This is an interesting one, but ultimately, I didn’t love it. There’s so much earth and seaside, at the expense of almost all the sweetness in the back half of the dram. I’d definitely call it unbalanced, but if those punky-wood, coastal, earthy flavours are your jam, you might dig this. It didn’t really do a whole lot for me though. I prefer the old version. If you’re finding whisky too sweet lately, give this one a go.

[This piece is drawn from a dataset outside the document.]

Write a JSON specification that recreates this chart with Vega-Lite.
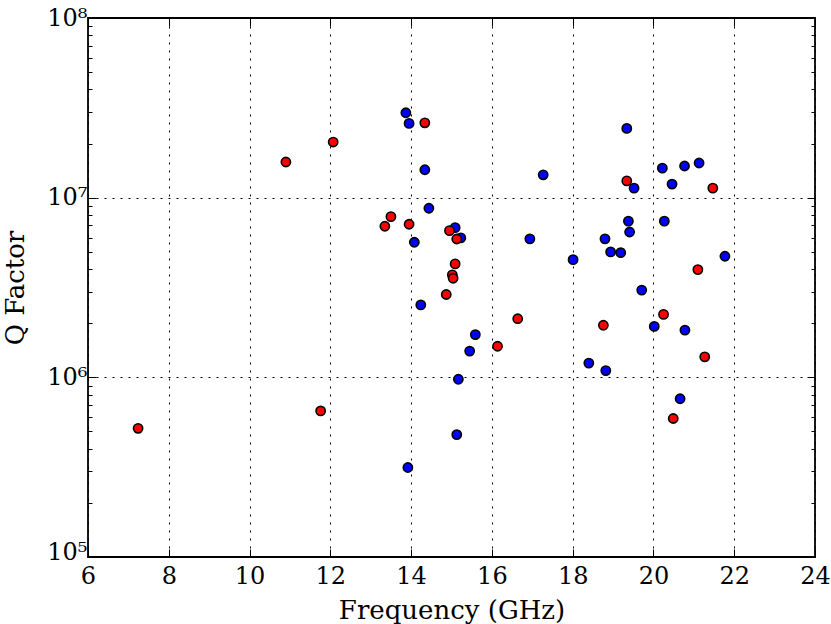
{
  "$schema": "https://vega.github.io/schema/vega-lite/v6.json",
  "width": 727,
  "height": 539,
  "autosize": "none",
  "padding": {"left": 88, "top": 18, "right": 16, "bottom": 67},
  "background": "white",
  "config": {
    "view": {"stroke": "black", "strokeWidth": 1.8},
    "font": "DejaVu Serif",
    "axis": {"labelFont": "DejaVu Serif", "titleFont": "DejaVu Serif", "titleFontWeight": "normal", "labelColor": "black", "titleColor": "black", "tickColor": "black", "domain": false, "labelFlush": false, "labelOverlap": false, "labelBound": false}
  },
  "data": {
    "values": [
      {"freq": 13.87, "q": 29700000, "group": "b"},
      {"freq": 13.95, "q": 25900000, "group": "b"},
      {"freq": 14.34, "q": 14300000, "group": "b"},
      {"freq": 14.44, "q": 8730000, "group": "b"},
      {"freq": 15.09, "q": 6810000, "group": "b"},
      {"freq": 15.23, "q": 5970000, "group": "b"},
      {"freq": 14.08, "q": 5650000, "group": "b"},
      {"freq": 14.24, "q": 2530000, "group": "b"},
      {"freq": 15.59, "q": 1730000, "group": "b"},
      {"freq": 15.45, "q": 1400000, "group": "b"},
      {"freq": 15.17, "q": 976000, "group": "b"},
      {"freq": 15.13, "q": 480000, "group": "b"},
      {"freq": 13.92, "q": 315000, "group": "b"},
      {"freq": 16.94, "q": 5900000, "group": "b"},
      {"freq": 17.27, "q": 13400000, "group": "b"},
      {"freq": 18.01, "q": 4520000, "group": "b"},
      {"freq": 18.40, "q": 1200000, "group": "b"},
      {"freq": 18.82, "q": 1090000, "group": "b"},
      {"freq": 18.80, "q": 5900000, "group": "b"},
      {"freq": 18.94, "q": 4990000, "group": "b"},
      {"freq": 19.19, "q": 4940000, "group": "b"},
      {"freq": 19.34, "q": 24300000, "group": "b"},
      {"freq": 19.38, "q": 7400000, "group": "b"},
      {"freq": 19.41, "q": 6440000, "group": "b"},
      {"freq": 19.52, "q": 11300000, "group": "b"},
      {"freq": 19.71, "q": 3060000, "group": "b"},
      {"freq": 20.02, "q": 1920000, "group": "b"},
      {"freq": 20.22, "q": 14600000, "group": "b"},
      {"freq": 20.27, "q": 7400000, "group": "b"},
      {"freq": 20.46, "q": 11900000, "group": "b"},
      {"freq": 20.77, "q": 15000000, "group": "b"},
      {"freq": 21.13, "q": 15600000, "group": "b"},
      {"freq": 20.78, "q": 1830000, "group": "b"},
      {"freq": 20.66, "q": 760000, "group": "b"},
      {"freq": 21.77, "q": 4720000, "group": "b"},
      {"freq": 7.24, "q": 520000, "group": "r"},
      {"freq": 11.76, "q": 650000, "group": "r"},
      {"freq": 10.90, "q": 15800000, "group": "r"},
      {"freq": 12.07, "q": 20400000, "group": "r"},
      {"freq": 13.35, "q": 6930000, "group": "r"},
      {"freq": 13.50, "q": 7840000, "group": "r"},
      {"freq": 13.95, "q": 7110000, "group": "r"},
      {"freq": 14.34, "q": 26100000, "group": "r"},
      {"freq": 14.95, "q": 6550000, "group": "r"},
      {"freq": 15.13, "q": 5890000, "group": "r"},
      {"freq": 15.09, "q": 4280000, "group": "r"},
      {"freq": 15.02, "q": 3720000, "group": "r"},
      {"freq": 15.04, "q": 3560000, "group": "r"},
      {"freq": 14.87, "q": 2890000, "group": "r"},
      {"freq": 16.14, "q": 1490000, "group": "r"},
      {"freq": 16.64, "q": 2120000, "group": "r"},
      {"freq": 18.76, "q": 1950000, "group": "r"},
      {"freq": 19.34, "q": 12400000, "group": "r"},
      {"freq": 20.25, "q": 2240000, "group": "r"},
      {"freq": 21.10, "q": 3980000, "group": "r"},
      {"freq": 21.27, "q": 1300000, "group": "r"},
      {"freq": 21.47, "q": 11300000, "group": "r"},
      {"freq": 20.49, "q": 590000, "group": "r"}
    ]
  },
  "layer": [
    {
      "mark": {"type": "circle", "size": 85, "opacity": 1, "stroke": "black", "strokeWidth": 1.6},
      "encoding": {
        "x": {
          "field": "freq", "type": "quantitative",
          "scale": {"domain": [6, 24], "nice": false},
          "axis": {
            "orient": "bottom", "title": "Frequency (GHz)", "values": [6, 8, 10, 12, 14, 16, 18, 20, 22, 24],
            "labelFontSize": 24, "titleFontSize": 26, "labelPadding": 15, "titlePadding": 9,
            "tickSize": -8, "tickWidth": 1,
            "grid": true, "gridColor": "black", "gridDash": [2, 6], "gridWidth": 1
          }
        },
        "y": {
          "field": "q", "type": "quantitative",
          "scale": {"type": "log", "domain": [100000, 100000000], "nice": false},
          "axis": {
            "orient": "left", "title": "Q Factor",
            "values": [100000, 200000, 300000, 400000, 500000, 600000, 700000, 800000, 900000, 1000000, 2000000, 3000000, 4000000, 5000000, 6000000, 7000000, 8000000, 9000000, 10000000, 20000000, 30000000, 40000000, 50000000, 60000000, 70000000, 80000000, 90000000, 100000000],
            "labelExpr": "datum.value == 100000 ? '10⁵' : datum.value == 1000000 ? '10⁶' : datum.value == 10000000 ? '10⁷' : datum.value == 100000000 ? '10⁸' : ''",
            "labelFontSize": 24, "titleFontSize": 26, "labelPadding": 9, "titlePadding": 18,
            "labelOffset": {"condition": {"test": "datum.value == 100000", "value": -5}, "value": 0},
            "tickSize": {"condition": {"test": "datum.value == 100000 || datum.value == 1000000 || datum.value == 10000000 || datum.value == 100000000", "value": -8}, "value": -4},
            "tickWidth": 1,
            "grid": true, "gridColor": "black", "gridDash": [2, 6], "gridWidth": 1,
            "gridOpacity": {"condition": {"test": "datum.value == 1000000 || datum.value == 10000000", "value": 1}, "value": 0}
          }
        },
        "fill": {"field": "group", "type": "nominal", "scale": {"domain": ["b", "r"], "range": ["#0000ff", "#ff0000"]}, "legend": null}
      }
    },
    {
      "mark": {"type": "circle", "opacity": 0},
      "encoding": {
        "x": {
          "field": "freq", "type": "quantitative",
          "axis": {"orient": "top", "title": null, "labels": false, "values": [6, 8, 10, 12, 14, 16, 18, 20, 22, 24], "tickSize": -8, "tickWidth": 1, "grid": false}
        },
        "y": {
          "field": "q", "type": "quantitative",
          "axis": {
            "orient": "right", "title": null, "labels": false, "grid": false,
            "values": [100000, 200000, 300000, 400000, 500000, 600000, 700000, 800000, 900000, 1000000, 2000000, 3000000, 4000000, 5000000, 6000000, 7000000, 8000000, 9000000, 10000000, 20000000, 30000000, 40000000, 50000000, 60000000, 70000000, 80000000, 90000000, 100000000],
            "tickSize": {"condition": {"test": "datum.value == 100000 || datum.value == 1000000 || datum.value == 10000000 || datum.value == 100000000", "value": -8}, "value": -4},
            "tickWidth": 1
          }
        }
      }
    }
  ],
  "resolve": {"axis": {"x": "independent", "y": "independent"}}
}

Nose: Coastal and lightly sweet. Apple, pear, lemon, some peach, (heavily-)salted caramel, and buttery shortbread. It’s definitely earthy: there’s mud, some pine, tobacco, and maybe a whiff of rocky beach. There’s some kind of salted nuts in there as well as some malted barley. There’s a bit of a solvent-y note in here, but it comes across to me more as part of the brine rather than something obtrusive.
Palate: Medium texture, slightly oily. Caramel, toffee, apple, vanilla, and nutmeg up front, before a quick development into something much earthier and dry. There’s a good dose of black pepper, the bitterness of punky (rotting) seaside wood, lots of leather, salt, and of course, salt. Very dusty, with something like bitter honey.
Finish: Medium-length. A punch of woody, earthy, and dry. Salt-drenched coastal forest (much like they have on Mull, actually), clay, salt, tobacco, and herbs. Some banana, lemon, and dark chocolate, with more of that bitter honey. There’s the slightest hint of pastries wafting over.